Ancient Roman praenomen

Mamercus (/la/), feminine Mamerca, is a Latin praenomen, or personal name, which was used in pre-Roman times and throughout the Roman Republic, falling out of usage in imperial times. The patronymic gens Mamercia was derived from this name, as were the cognomina Mamercus and Mamercinus. The name was usually abbreviated Mam.

The praenomen Mamercus is best known from gens Aemilia, one of the greatest of the patrician houses at Rome. The gens claimed descent from Mamercus, who was said to have been a son of Numa Pompilius, the second king of Rome. Several prominent members of this family bore the name during the Roman Republic. The Pinarii, another patrician family, was also believed to have used the praenomen Mamercus, although no examples from this gens have been preserved. According to one tradition, the Pinarii were descended from another son of Numa Pompilius. However, in his history of Rome, Titus Livius records that the gens was still more ancient, and predated the founding of the city.

Both the Aemilii and the Pinarii used Mamercus and Mamercinus as cognomina. Other families which used these names as cognomina may have used the praenomen Mamercus at one time.

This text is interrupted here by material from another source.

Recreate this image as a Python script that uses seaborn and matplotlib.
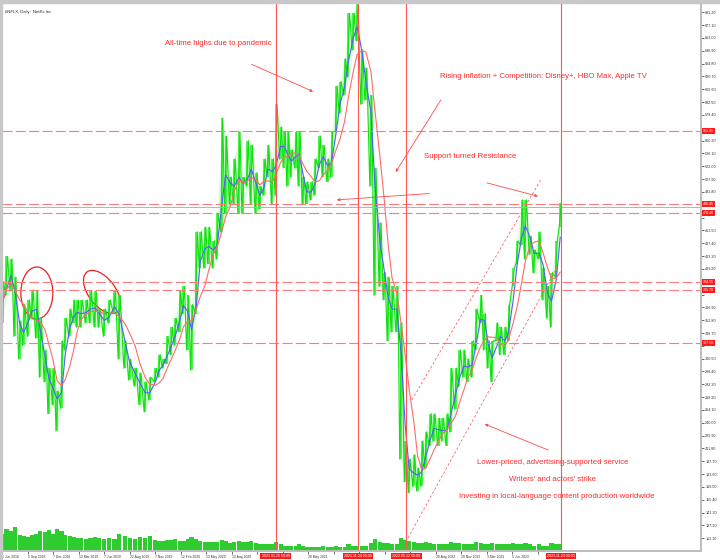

==Origin and meaning of name==
According to Festus, the praenomen Mamercus was derived from the name of the god Mamers, who was worshipped throughout Italy in pre-Roman times, and was particularly associated with the Oscans. Since classical times, scholars have postulated that Mamers was the Oscan form of Mars, although the names Marcus and Mamercus frequently existed side-by-side. Whatever the case, Mamercus is generally believed to have been an Oscan praenomen that was brought to Rome during the reign of Numa Pompilius, if not earlier.

Although Mamercus was never widely used at Rome, it came to be regarded as a Latin praenomen. It was always included in lists of personal names, and even received its own regular abbreviation.

The Etruscan form of the name, borrowed from either Latin or Oscan, is Mamarce.